A rambling review of Megalopolis (maybe intentionally like the film?) This was the only one of the first nine new films reviewed that I had even heard of. Then Small Things Like These, adapted from the Claire Keegan book reviewed here on 14th July 2023. The trailer for the film seems a difficult watch. Then comes Anora and The Room Next Door (both see above). Another five follows that again I had never heard of and then The Apprentice. See In Conversation above. "A profoundly forgettable saga about the rise of Donald Trump. However it seems "remarkably inoffensive" and just a "villain origin story". A French/ Belgium film The Crime is Mine looks good, based on the 1934 play. A thriller/courtroom drama. Lastly Joker: Folie a Deux. Enough said.

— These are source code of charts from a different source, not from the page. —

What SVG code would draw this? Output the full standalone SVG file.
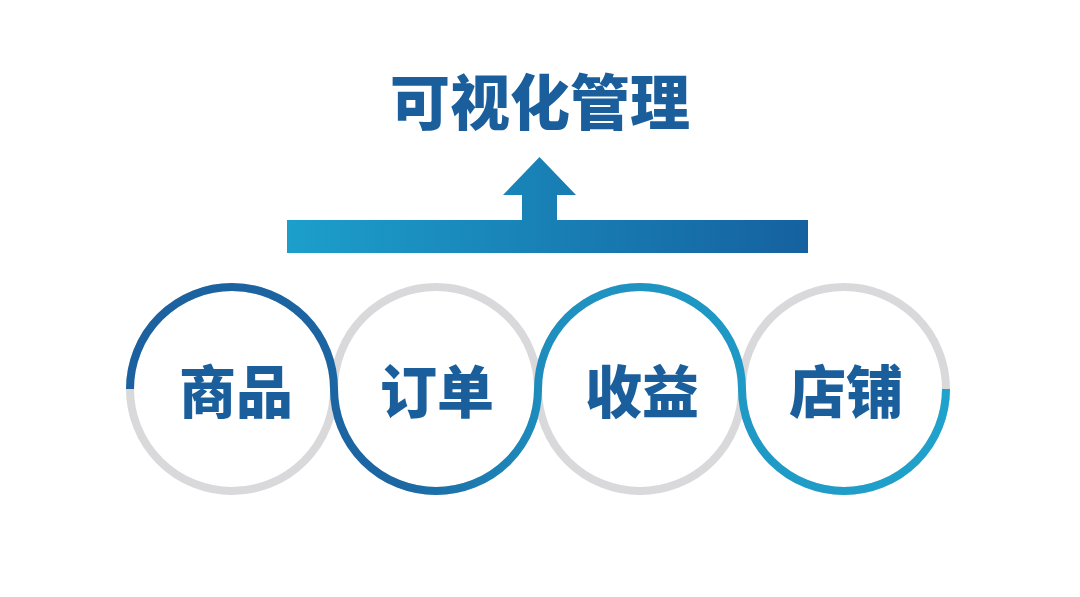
<svg xmlns="http://www.w3.org/2000/svg" width="1080" height="597" viewBox="0 0 1080 597">
  <defs>
    <linearGradient id="barGrad" gradientUnits="userSpaceOnUse" x1="287" y1="0" x2="808" y2="0">
      <stop offset="0" stop-color="#1c9fcb"/>
      <stop offset="1" stop-color="#15619f"/>
    </linearGradient>
    <linearGradient id="ringGrad" gradientUnits="userSpaceOnUse" x1="130" y1="0" x2="946" y2="0">
      <stop offset="0" stop-color="#1b619f"/>
      <stop offset="0.33" stop-color="#1b66a3"/>
      <stop offset="0.52" stop-color="#1e90bf"/>
      <stop offset="1" stop-color="#1fa2cc"/>
    </linearGradient>
    <style>
      .grey { fill: none; stroke: #d9d9db; stroke-width: 8; }
      .label { font-family: "Noto Sans CJK SC", "Noto Sans", sans-serif; font-weight: 900; fill: #1a5f9c; text-anchor: middle; }
    </style>
  </defs>
  <rect width="1080" height="597" fill="#ffffff"/>

  <g id="title">
    <text class="label" x="540" y="125" font-size="60">可视化管理</text>
  </g>

  <g id="connectors">
    <rect x="287" y="220" width="521" height="33" fill="url(#barGrad)"/>
    <polygon points="522,221 522,195 503,195 539.5,157 576,195 557,195 557,221" fill="url(#barGrad)"/>
  </g>

  <g id="rings">
    <circle class="grey" cx="232" cy="389" r="102"/>
    <circle class="grey" cx="436" cy="389" r="102"/>
    <circle class="grey" cx="640" cy="389" r="102"/>
    <circle class="grey" cx="844" cy="389" r="102"/>
    <path d="M130,389 A102,102 0 0 1 334,389 A102,102 0 0 0 538,389 A102,102 0 0 1 742,389 A102,102 0 0 0 946,389" fill="none" stroke="url(#ringGrad)" stroke-width="8"/>
  </g>

  <g id="node-shangpin">
    <text class="label" x="236" y="413" font-size="57">商品</text>
  </g>
  <g id="node-dingdan">
    <text class="label" x="437" y="413" font-size="57">订单</text>
  </g>
  <g id="node-shouyi">
    <text class="label" x="642" y="413" font-size="57">收益</text>
  </g>
  <g id="node-dianpu">
    <text class="label" x="846" y="413" font-size="57">店铺</text>
  </g>
</svg>
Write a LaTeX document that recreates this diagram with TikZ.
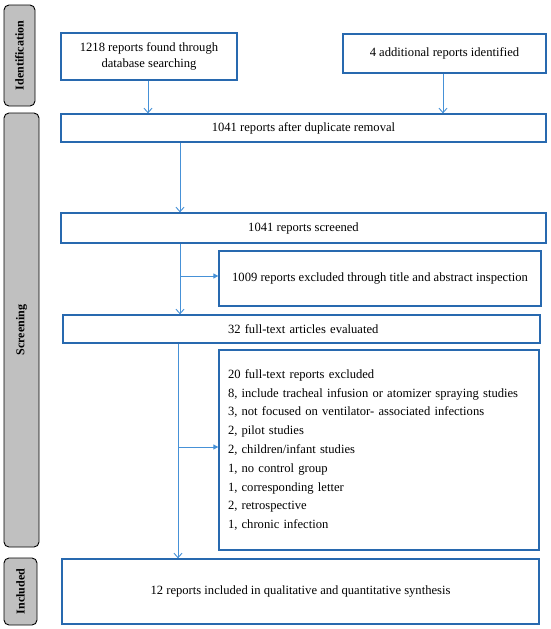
\documentclass[tikz,border=0pt]{standalone}
\usepackage{fontspec}
\setmainfont{Liberation Serif}
\usetikzlibrary{arrows.meta}
\definecolor{boxblue}{RGB}{40,105,175}
\definecolor{arrblue}{RGB}{70,145,215}
\definecolor{sidegray}{RGB}{192,192,192}
\tikzset{
  flowbox/.style={draw=boxblue, line width=1.3pt, fill=white, inner sep=0pt,
    font=\fontsize{12.6}{16}\selectfont, align=center},
  sidebox/.style={draw=black, line width=0.9pt, fill=sidegray, rounded corners=5pt,
    inner sep=0pt},
  sidetext/.style={rotate=90, font=\bfseries\fontsize{12}{14}\selectfont},
  flowarrow/.style={draw=arrblue, line width=0.9pt, -{Straight Barb[length=4.5pt,width=8pt]}},
  brancharrow/.style={draw=arrblue, line width=0.9pt, -{Triangle[length=5pt,width=5pt]}}
}
\begin{document}
\begin{tikzpicture}[x=1pt,y=-1pt]
\useasboundingbox (0,0) rectangle (550,629);
% side labels
\node[sidebox, minimum width=31pt, minimum height=101pt] (sid) at (19.5,55.5) {};
\node[sidetext] (sidt) at (sid.center) {Identification};
\node[sidebox, minimum width=35pt, minimum height=434pt] (sscr) at (21.5,330) {};
\node[sidetext] (sscrt) at (sscr.center) {Screening};
\node[sidebox, minimum width=33pt, minimum height=67pt] (sinc) at (20.5,591.5) {};
\node[sidetext] (sinct) at (sinc.center) {Included};
% boxes
\node[flowbox, minimum width=176pt, minimum height=47pt] (b1) at (149,56.5)
  {1218 reports found through\\database searching};
\node[flowbox, minimum width=203pt, minimum height=39pt] (b2) at (444.5,53.5)
  {4 additional reports identified};
\node[flowbox, minimum width=485pt, minimum height=28pt] (b3) at (303.5,128)
  {1041 reports after duplicate removal};
\node[flowbox, minimum width=485pt, minimum height=30pt] (b4) at (303.5,228)
  {1041 reports screened};
\node[flowbox, minimum width=322pt, minimum height=55pt] (b5) at (380,278.5)
  {1009 reports excluded through title and abstract inspection};
\node[flowbox, minimum width=477pt, minimum height=28pt, text width=469pt, align=left] (b6) at (301.5,329)
  {\hspace*{161pt}32 full-text articles evaluated};
\node[flowbox, minimum width=320pt, minimum height=200pt, text width=302pt, align=left,
  font=\fontsize{12.6}{18.8}\selectfont] (b7) at (379,450)
  {20 full-text reports excluded\\
   8, include tracheal infusion or atomizer spraying studies\\
   3, not focused on ventilator- associated infections\\
   2, pilot studies\\
   2, children/infant studies\\
   1, no control group\\
   1, corresponding letter\\
   2, retrospective\\
   1, chronic infection};
\node[flowbox, minimum width=477pt, minimum height=65pt] (b8) at (300.5,591.5)
  {12 reports included in qualitative and quantitative synthesis};
% arrows
\draw[flowarrow] (b1.south -| 148,0) -- (b3.north -| 148,0);
\draw[flowarrow] (b2.south -| 443,0) -- (b3.north -| 443,0);
\draw[flowarrow] (b3.south -| 180,0) -- (b4.north -| 180,0);
\draw[flowarrow] (b4.south -| 180,0) -- (b6.north -| 180,0);
\coordinate (j1) at (180,276);
\draw[brancharrow] (j1) -- (j1 -| b5.west);
\draw[flowarrow] (b6.south -| 178,0) -- (b8.north -| 178,0);
\coordinate (j2) at (178,447);
\draw[brancharrow] (j2) -- (j2 -| b7.west);
\end{tikzpicture}
\end{document}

Nothing interesting on DVD AND BLU-RAY. 

BOOKS

A new book called Box Office Poison sounds funny, all those flops. Also One Shot Hitchcock where "fifteen  scholars" each explore a single frame from a Hitchcock movie. From 1927's The Lodger to Frenzy from 1972. That might be good.

FROM THE ARCHIVE

From the Summer Edition of 1968 comes an interview with French director Jean-Pierre Melville, and in particular his film Le Samurai. I would never have been interested except this is the very same film that I was going to see at The Rex Cinema last week except it failed to screen past the opening credits. But here are six pages with some lovely stills from the film. The movie describes "several parallel worlds which never overlap but merely brush against each other from time to time". Lead actor Alain Delon "is a mystery, a complete enigma". I hope the Rex shows it again once the wrinkles have been sorted. Or find a DVD.

ENDINGS

The Miracle Worker is from 1962, little known today and I'm not surprised.